Facebook will use old-fashioned ‘snail mail’ to verify identity in paid political ads

February 19, 2018

“Neither snow nor rain nor heat nor gloom of night” can keep the U.S. Postal Service at bay. Equally persistent, it seems, are Russian trolls and bots on Facebook.

In an effort to fight fraudulent ads pushed by Russian actors looking to influence U.S. elections, Facebook will go decidedly low-tech: The company plans to verify the identities of customers looking to buy political ads by sending them letters via the U.S. mail.

Starting this year, Facebook will attempt to verify the authenticity of an organization by mailing them a physical postcard in the mail. The ad buyer will then enter the special code printed on the card to prove their identity and complete the purchase.

The news comes just days after the U.S. Department of Justice charged 13 Russian nationals with illegally using social media services, like Facebook and Twitter, to stir discontent and influence the presidential election. Facebook’s plans were shared with Reuters by a senior executive at the company, who indicated that the postcard policy should be in effect by this year’s midterm elections.

U.S. intelligence officials have repeatedly warned that Russians are once again planning to attempt to meddle in American elections. Just last week, in the wake of the Parkland, Fla., school shooting that killed 17 people and injured 15 more, Russian bots online were posting pro-gun propaganda to fuel the national debate.

Facebook’s approach won’t stamp out all fraudulent activity on the site, as it only applies to paid ads and not individual users. But the steps taken could help to rebuild trust on the social media platform.

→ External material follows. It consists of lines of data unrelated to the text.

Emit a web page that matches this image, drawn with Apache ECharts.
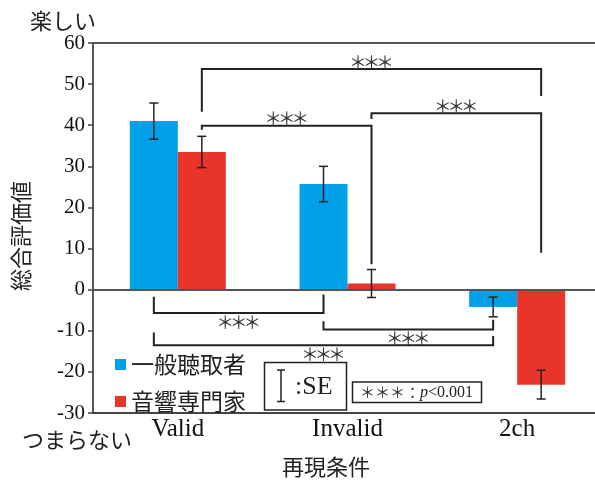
<!DOCTYPE html>
<html>
<head>
<meta charset="utf-8">
<script src="https://cdn.jsdelivr.net/npm/echarts@6/dist/echarts.min.js"></script>
<style>
html,body{margin:0;padding:0;background:#fff;overflow:hidden;}
#c{width:602px;height:483px;}
</style>
</head>
<body>
<div id="c"></div>
<script>
// ---- data ----
const categories = ['Valid', 'Invalid', '2ch'];
const seriesNames = ['一般聴取者', '音響専門家'];
const generalMean = [41.0, 25.7, -4.2];
const generalSE = [4.4, 4.3, 2.4];
const expertMean = [33.5, 1.5, -23.1];
const expertSE = [3.8, 3.4, 3.5];
const yTicks = { min: -30, max: 60, step: 10 };

// significance brackets (category index, series index 0=一般 1=専門, values on y axis)
const bracketFromCat = [0, 0, 1, 0, 1, 0];
const bracketFromSeries = [1, 1, 1, 0, 0, 0];
const bracketFromEnd = [43.3, 38.9, 41.5, -1.7, -7.7, -10.4];
const bracketLevel = [53.7, 39.9, 42.9, -5.7, -9.7, -13.5];
const bracketToCat = [2, 1, 2, 1, 2, 2];
const bracketToSeries = [1, 1, 1, 0, 0, 0];
const bracketToEnd = [47.1, 6.2, 9.0, -1.2, -7.3, -11.3];
const bracketText = ['＊＊＊', '＊＊＊', '＊＊＊', '＊＊＊', '＊＊＊', '＊＊＊'];

// ---- styles ----
const BLUE = '#00A0E9';
const RED = '#E8342A';
const INK = '#222';
const BAR_W = 48;
const STAR_STEP = 13.5;
const SERIF = '"Liberation Serif", "Times New Roman", serif';
const JP = '"Noto Sans CJK JP", sans-serif';

const chart = echarts.init(document.getElementById('c'), null, { renderer: 'canvas' });

function offsetFor(s) { return s === 0 ? -BAR_W / 2 : BAR_W / 2; }

function errorSeries(name, means, ses, s) {
  return {
    type: 'custom',
    name: name + '_err',
    z: 5,
    clip: false,
    data: categories.map((c, i) => [i, means[i], ses[i]]),
    renderItem: function (params, api) {
      const cat = api.value(0), m = api.value(1), e = api.value(2);
      const lo = api.coord([cat, m - e]);
      const hi = api.coord([cat, m + e]);
      const x = lo[0] + offsetFor(s);
      const st = { stroke: INK, lineWidth: 1.5 };
      return {
        type: 'group',
        children: [
          { type: 'line', shape: { x1: x, y1: lo[1], x2: x, y2: hi[1] }, style: st },
          { type: 'line', shape: { x1: x - 4.5, y1: lo[1], x2: x + 4.5, y2: lo[1] }, style: st },
          { type: 'line', shape: { x1: x - 4.5, y1: hi[1], x2: x + 4.5, y2: hi[1] }, style: st }
        ]
      };
    }
  };
}

const bracketSeries = {
  type: 'custom',
  name: 'brackets',
  z: 6,
  clip: false,
  data: bracketLevel.map((v, i) => [i, v]),
  renderItem: function (params, api) {
    const i = params.dataIndex;
    const xa = api.coord([bracketFromCat[i], 0])[0] + offsetFor(bracketFromSeries[i]);
    const xb = api.coord([bracketToCat[i], 0])[0] + offsetFor(bracketToSeries[i]);
    const ya = api.coord([0, bracketFromEnd[i]])[1];
    const yl = api.coord([0, bracketLevel[i]])[1];
    const yb = api.coord([0, bracketToEnd[i]])[1];
    const up = bracketLevel[i] > 0;
    const chars = Array.from(bracketText[i]);
    const xm = (xa + xb) / 2;
    const ty = up ? yl - 7 : yl + 9;
    const children = [
      { type: 'polyline', shape: { points: [[xa, ya], [xa, yl], [xb, yl], [xb, yb]] },
        style: { stroke: INK, lineWidth: 2, fill: null } }
    ];
    chars.forEach((ch, k) => {
      children.push({ type: 'text', x: xm + (k - (chars.length - 1) / 2) * STAR_STEP, y: ty,
        style: { text: ch, fill: '#333', font: '18px ' + JP, align: 'center', verticalAlign: 'middle' } });
    });
    return { type: 'group', children: children };
  }
};

const option = {
  animation: false,
  backgroundColor: '#fff',
  grid: { left: 93, right: 0, top: 43, bottom: 70 },
  legend: {
    data: seriesNames,
    orient: 'vertical',
    left: 110,
    top: 348,
    itemWidth: 11,
    itemHeight: 11,
    itemGap: 14,
    icon: 'rect',
    textStyle: { fontFamily: JP, fontSize: 23, color: INK, lineHeight: 23 }
  },
  xAxis: {
    type: 'category',
    data: categories,
    axisLine: { onZero: false, lineStyle: { color: '#444', width: 1.8 } },
    axisTick: { show: false },
    axisLabel: { fontFamily: SERIF, fontSize: 25, color: '#111', margin: 4 }
  },
  yAxis: {
    type: 'value',
    min: yTicks.min,
    max: yTicks.max,
    interval: yTicks.step,
    axisLine: { show: true, lineStyle: { color: '#444', width: 1.8 } },
    axisTick: { show: true, length: 5, lineStyle: { color: '#444', width: 1.5 } },
    axisLabel: { fontFamily: SERIF, fontSize: 21, color: '#111', margin: 8 },
    splitLine: { show: false }
  },
  series: [
    {
      type: 'bar', name: seriesNames[0], data: generalMean, barWidth: BAR_W, barGap: '0%',
      itemStyle: { color: BLUE },
      markLine: {
        silent: true, symbol: 'none', label: { show: false },
        lineStyle: { color: '#555', width: 1.8, type: 'solid' },
        data: [{ yAxis: 0 }, { yAxis: yTicks.max }]
      }
    },
    {
      type: 'bar', name: seriesNames[1], data: expertMean, barWidth: BAR_W, barGap: '0%',
      itemStyle: { color: RED }
    },
    errorSeries(seriesNames[0], generalMean, generalSE, 0),
    errorSeries(seriesNames[1], expertMean, expertSE, 1),
    bracketSeries
  ],
  graphic: [
    { type: 'text', left: 30, top: 10, style: { text: '楽しい', font: '22px ' + JP, fill: INK } },
    { type: 'text', left: 22, top: 429, style: { text: 'つまらない', font: '22px ' + JP, fill: INK } },
    { type: 'text', x: 326, y: 467, style: { text: '再現条件', font: '22px ' + JP, fill: INK, align: 'center', verticalAlign: 'middle' } },
    { type: 'text', x: 21, y: 236, rotation: Math.PI / 2,
      style: { text: '総合評価値', font: '22px ' + JP, fill: INK, align: 'center', verticalAlign: 'middle' } },
    // SE key box
    { type: 'rect', shape: { x: 264.5, y: 362.5, width: 82, height: 47.5 }, style: { fill: '#fff', stroke: INK, lineWidth: 1.5 }, z: 10 },
    { type: 'line', shape: { x1: 281, y1: 370, x2: 281, y2: 401.5 }, style: { stroke: INK, lineWidth: 1.5 }, z: 11 },
    { type: 'line', shape: { x1: 277, y1: 370, x2: 285, y2: 370 }, style: { stroke: INK, lineWidth: 1.5 }, z: 11 },
    { type: 'line', shape: { x1: 277, y1: 401.5, x2: 285, y2: 401.5 }, style: { stroke: INK, lineWidth: 1.5 }, z: 11 },
    { type: 'text', x: 295, y: 387, z: 11, style: { text: ':SE', font: '26px ' + SERIF, fill: INK, verticalAlign: 'middle' } },
    // p-value key box
    { type: 'rect', shape: { x: 352.5, y: 382, width: 129, height: 20.5 }, style: { fill: '#fff', stroke: INK, lineWidth: 1.5 }, z: 10 },
    { type: 'text', x: 360, y: 392.5, z: 11,
      style: {
        text: '{a|＊＊＊：}{b|p}{c|<0.001}',
        verticalAlign: 'middle',
        rich: {
          a: { font: '15px ' + JP, fill: '#333' },
          b: { font: 'italic 16px ' + SERIF, fill: INK },
          c: { font: '16px ' + SERIF, fill: INK }
        }
      } }
  ]
};

chart.setOption(option);
</script>
</body>
</html>
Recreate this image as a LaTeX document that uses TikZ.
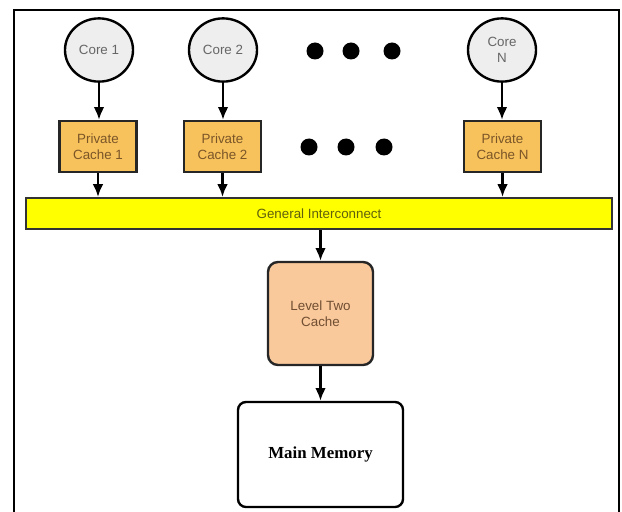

Facebook itself has aspirations about becoming the de facto identity provider on the internet, and has made strides to supplant email addresses for website logins and external account recovery services. But the challenges presented by Russians gaming the system have prompted the site to now turn to a decidedly low-tech method, showcasing how existing digital identity methods are prone to failure or exploitation.